--- start DATA BLOCK ---
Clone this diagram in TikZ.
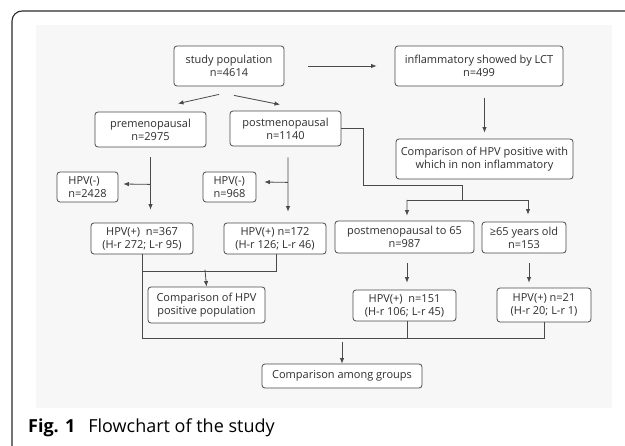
\documentclass[tikz,border=0pt]{standalone}
\usepackage{fontspec}
\setmainfont{Open Sans}
\usetikzlibrary{arrows.meta,calc}
\definecolor{lc}{HTML}{4A4A4A}
\definecolor{tc}{HTML}{2E2E2E}
\definecolor{bg}{HTML}{F7F7F7}
\definecolor{fr}{HTML}{2A2A2A}
\tikzset{
  box/.style={draw=lc, line width=0.8bp, fill=white, rounded corners=3bp, inner sep=0pt, align=center, text=tc,
    font=\fontsize{11bp}{13bp}\selectfont},
  arr/.style={draw=lc, line width=0.8bp, -{Latex[length=5.5bp,width=4.5bp]}},
  ln/.style={draw=lc, line width=0.8bp},
}
\begin{document}
\begin{tikzpicture}[x=1bp,y=-1bp]
\useasboundingbox (0,0) rectangle (625,446);
\begin{scope}
\clip (0,0) rectangle (625,446);
\draw[fr, line width=1.1bp, rounded corners=10bp] (12,11) rectangle (645,458);
\end{scope}
\fill[bg] (36,25) rectangle (612,408);
% nodes
\node[box, minimum width=110bp, minimum height=40bp] (sp) at (229,66) {study population\\n=4614};
\node[box, minimum width=168bp, minimum height=40bp] (lct) at (479,66) {inflammatory showed by LCT\\n=499};
\node[box, minimum width=177bp, minimum height=40bp] (ci) at (484.5,159) {Comparison of HPV positive with\\which in non inflammatory};
\node[box, minimum width=111bp, minimum height=35bp] (pre) at (150.5,129.5) {premenopausal\\n=2975};
\node[box, minimum width=111bp, minimum height=35bp] (post) at (285.5,128.5) {postmenopausal\\n=1140};
\node[box, minimum width=61bp, minimum height=30bp, align=left] (n1) at (87.5,187) {HPV(-)\\n=2428};
\node[box, minimum width=53bp, minimum height=30bp, align=left] (n2) at (229.5,187) {HPV(-)\\n=968};
\node[box, minimum width=102bp, minimum height=31bp] (p1) at (142,238.5) {HPV(+)\ \ n=367\\(H-r 272; L-r 95)};
\node[box, minimum width=102bp, minimum height=31bp] (p2) at (275,238.5) {HPV(+) n=172\\(H-r 126; L-r 46)};
\node[box, minimum width=117bp, minimum height=36bp] (ch) at (206.5,305) {Comparison of HPV\\positive population};
\node[box, minimum width=139bp, minimum height=32bp] (y1) at (404.5,237) {postmenopausal to 65\\n=987};
\node[box, minimum width=84bp, minimum height=31bp] (y2) at (524,237.5) {≥65 years old\\n=153};
\node[box, minimum width=103bp, minimum height=31bp] (p3) at (404.5,305.5) {HPV(+)\ \ n=151\\(H-r 106; L-r 45)};
\node[box, minimum width=94bp, minimum height=34bp] (p4) at (544,305) {HPV(+) n=21\\(H-r 20; L-r 1)};
\node[box, minimum width=160bp, minimum height=24bp] (cg) at (342,376) {Comparison among groups};
% connectors
\draw[arr] ($(sp.east)+(24,0)$) -- ($(lct.west)+(-18,0)$);
\draw[arr] ($(sp.south)+(-10,8)$) -- ($(pre.north)+(27.5,-8)$);
\draw[arr] ($(sp.south)+(5,9)$) -- ($(post.north)+(-5.5,-6)$);
\draw[arr] ($(ci.north)+(0,-41)$) -- ($(ci.north)+(0,-6)$);
% premenopausal branch
\coordinate (j1) at ($(pre.south)+(0,37)$);
\draw[arr] ($(pre.south)+(0,10)$) -- ($(p1.north)+(8.5,-13)$);
\draw[arr] (j1) -- ($(n1.east)+(5,-3)$);
% postmenopausal branch
\coordinate (j2) at ($(post.south)+(2.5,36)$);
\draw[arr] ($(post.south)+(2.5,11)$) -- ($(p2.north)+(13,-11)$);
\draw[arr] (j2) -- ($(n2.east)+(8,-5)$);
% postmenopausal to age groups
\coordinate (a3) at (462,200);
\coordinate (l3) at (407,200);
\coordinate (r3) at (528,200);
\draw[ln] (post.east) -| (363,185) -| (a3);
\draw[ln] (l3) -- (r3);
\draw[arr] (l3) -- ($(y1.north)+(2.5,-5)$);
\draw[arr] (r3) -- ($(y2.north)+(4,-7)$);
\draw[arr] ($(y1.south)+(2.5,10)$) -- ($(p3.north)+(2.5,-7)$);
\draw[arr] ($(y2.south)+(5,10)$) -- ($(p4.north)+(-15,-5)$);
% HPV positive comparison
\coordinate (b1) at (142,271);
\draw[ln] ($(p2.south)+(1,0)$) |- (b1);
\draw[arr] ($(ch.north)+(-1.5,-17)$) -- (ch.north);
% bottom collection
\coordinate (c1) at (142,338);
\coordinate (c2) at (544,338);
\draw[ln] (p1.south) -- (c1) -- (c2) -- (p4.south);
\draw[ln] ($(p3.south)+(2.5,0)$) -- ($(p3.south)+(2.5,16.5)$);
\draw[arr] ($(cg.north)+(0,-22)$) -- (cg.north);
% caption
\node[anchor=base west, inner sep=0pt, text=black, font=\fontsize{18bp}{21bp}\selectfont] (cap) at (28,432)
  {\textbf{Fig. 1}\hspace{13bp}Flowchart of the study};
\end{tikzpicture}
\end{document}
--- end DATA BLOCK ---
» SET TASK
Write out the whole listing again, exactly, with no pictures.

» WRITTEN RESPONSE
Clone this diagram in TikZ.
\documentclass[tikz,border=0pt]{standalone}
\usepackage{fontspec}
\setmainfont{Open Sans}
\usetikzlibrary{arrows.meta,calc}
\definecolor{lc}{HTML}{4A4A4A}
\definecolor{tc}{HTML}{2E2E2E}
\definecolor{bg}{HTML}{F7F7F7}
\definecolor{fr}{HTML}{2A2A2A}
\tikzset{
  box/.style={draw=lc, line width=0.8bp, fill=white, rounded corners=3bp, inner sep=0pt, align=center, text=tc,
    font=\fontsize{11bp}{13bp}\selectfont},
  arr/.style={draw=lc, line width=0.8bp, -{Latex[length=5.5bp,width=4.5bp]}},
  ln/.style={draw=lc, line width=0.8bp},
}
\begin{document}
\begin{tikzpicture}[x=1bp,y=-1bp]
\useasboundingbox (0,0) rectangle (625,446);
\begin{scope}
\clip (0,0) rectangle (625,446);
\draw[fr, line width=1.1bp, rounded corners=10bp] (12,11) rectangle (645,458);
\end{scope}
\fill[bg] (36,25) rectangle (612,408);
% nodes
\node[box, minimum width=110bp, minimum height=40bp] (sp) at (229,66) {study population\\n=4614};
\node[box, minimum width=168bp, minimum height=40bp] (lct) at (479,66) {inflammatory showed by LCT\\n=499};
\node[box, minimum width=177bp, minimum height=40bp] (ci) at (484.5,159) {Comparison of HPV positive with\\which in non inflammatory};
\node[box, minimum width=111bp, minimum height=35bp] (pre) at (150.5,129.5) {premenopausal\\n=2975};
\node[box, minimum width=111bp, minimum height=35bp] (post) at (285.5,128.5) {postmenopausal\\n=1140};
\node[box, minimum width=61bp, minimum height=30bp, align=left] (n1) at (87.5,187) {HPV(-)\\n=2428};
\node[box, minimum width=53bp, minimum height=30bp, align=left] (n2) at (229.5,187) {HPV(-)\\n=968};
\node[box, minimum width=102bp, minimum height=31bp] (p1) at (142,238.5) {HPV(+)\ \ n=367\\(H-r 272; L-r 95)};
\node[box, minimum width=102bp, minimum height=31bp] (p2) at (275,238.5) {HPV(+) n=172\\(H-r 126; L-r 46)};
\node[box, minimum width=117bp, minimum height=36bp] (ch) at (206.5,305) {Comparison of HPV\\positive population};
\node[box, minimum width=139bp, minimum height=32bp] (y1) at (404.5,237) {postmenopausal to 65\\n=987};
\node[box, minimum width=84bp, minimum height=31bp] (y2) at (524,237.5) {≥65 years old\\n=153};
\node[box, minimum width=103bp, minimum height=31bp] (p3) at (404.5,305.5) {HPV(+)\ \ n=151\\(H-r 106; L-r 45)};
\node[box, minimum width=94bp, minimum height=34bp] (p4) at (544,305) {HPV(+) n=21\\(H-r 20; L-r 1)};
\node[box, minimum width=160bp, minimum height=24bp] (cg) at (342,376) {Comparison among groups};
% connectors
\draw[arr] ($(sp.east)+(24,0)$) -- ($(lct.west)+(-18,0)$);
\draw[arr] ($(sp.south)+(-10,8)$) -- ($(pre.north)+(27.5,-8)$);
\draw[arr] ($(sp.south)+(5,9)$) -- ($(post.north)+(-5.5,-6)$);
\draw[arr] ($(ci.north)+(0,-41)$) -- ($(ci.north)+(0,-6)$);
% premenopausal branch
\coordinate (j1) at ($(pre.south)+(0,37)$);
\draw[arr] ($(pre.south)+(0,10)$) -- ($(p1.north)+(8.5,-13)$);
\draw[arr] (j1) -- ($(n1.east)+(5,-3)$);
% postmenopausal branch
\coordinate (j2) at ($(post.south)+(2.5,36)$);
\draw[arr] ($(post.south)+(2.5,11)$) -- ($(p2.north)+(13,-11)$);
\draw[arr] (j2) -- ($(n2.east)+(8,-5)$);
% postmenopausal to age groups
\coordinate (a3) at (462,200);
\coordinate (l3) at (407,200);
\coordinate (r3) at (528,200);
\draw[ln] (post.east) -| (363,185) -| (a3);
\draw[ln] (l3) -- (r3);
\draw[arr] (l3) -- ($(y1.north)+(2.5,-5)$);
\draw[arr] (r3) -- ($(y2.north)+(4,-7)$);
\draw[arr] ($(y1.south)+(2.5,10)$) -- ($(p3.north)+(2.5,-7)$);
\draw[arr] ($(y2.south)+(5,10)$) -- ($(p4.north)+(-15,-5)$);
% HPV positive comparison
\coordinate (b1) at (142,271);
\draw[ln] ($(p2.south)+(1,0)$) |- (b1);
\draw[arr] ($(ch.north)+(-1.5,-17)$) -- (ch.north);
% bottom collection
\coordinate (c1) at (142,338);
\coordinate (c2) at (544,338);
\draw[ln] (p1.south) -- (c1) -- (c2) -- (p4.south);
\draw[ln] ($(p3.south)+(2.5,0)$) -- ($(p3.south)+(2.5,16.5)$);
\draw[arr] ($(cg.north)+(0,-22)$) -- (cg.north);
% caption
\node[anchor=base west, inner sep=0pt, text=black, font=\fontsize{18bp}{21bp}\selectfont] (cap) at (28,432)
  {\textbf{Fig. 1}\hspace{13bp}Flowchart of the study};
\end{tikzpicture}
\end{document}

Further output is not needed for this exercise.